Home security during vacation

During the summer holidays when many expatriates vacate their homes for long periods, special attention should be given to the security of your home.

It is at this time of year and at Lebaran (the holiday period at the end of the fasting month of Ramadan), that you may become more vulnerable to incidents of theft. However, there are a number of measures that you can take to significantly reduce your risk exposure:

  • Continually remind domestic staff not to admit unauthorized visitors.
  • Also remind your staff to be cautious about giving sensitive information, especially in relation to your whereabouts, to those telephoning your home. It is one of the best methods for organized thieves to identify windows of opportunity to steal. Staff need only reply to a curious caller “I am sorry, he/she is not here at the moment, please leave me your name and number so that he/she can return your call.”
  • Remind your staff to as much as possible, to carry out their usual household routines. This would indicate to the casual observer that you are still at home.

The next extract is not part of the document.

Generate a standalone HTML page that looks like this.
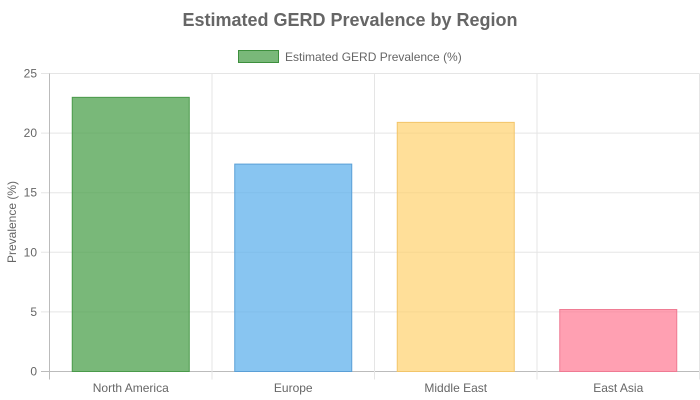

For example leaving the lights on at night, mowing the lawns, cleaning the windows, etc.
  • Ask colleagues from the office or friends to telephone or visit your house unannounced. This serves to both test the effectiveness of the instructions you left with your staff, along with lowering the temptation for your staff to steal or have their own vacation during your absence. You might consider occasionally calling home for any phone messages to reinforce the message.

Having done all this, you should enjoy your home leave with peace of mind.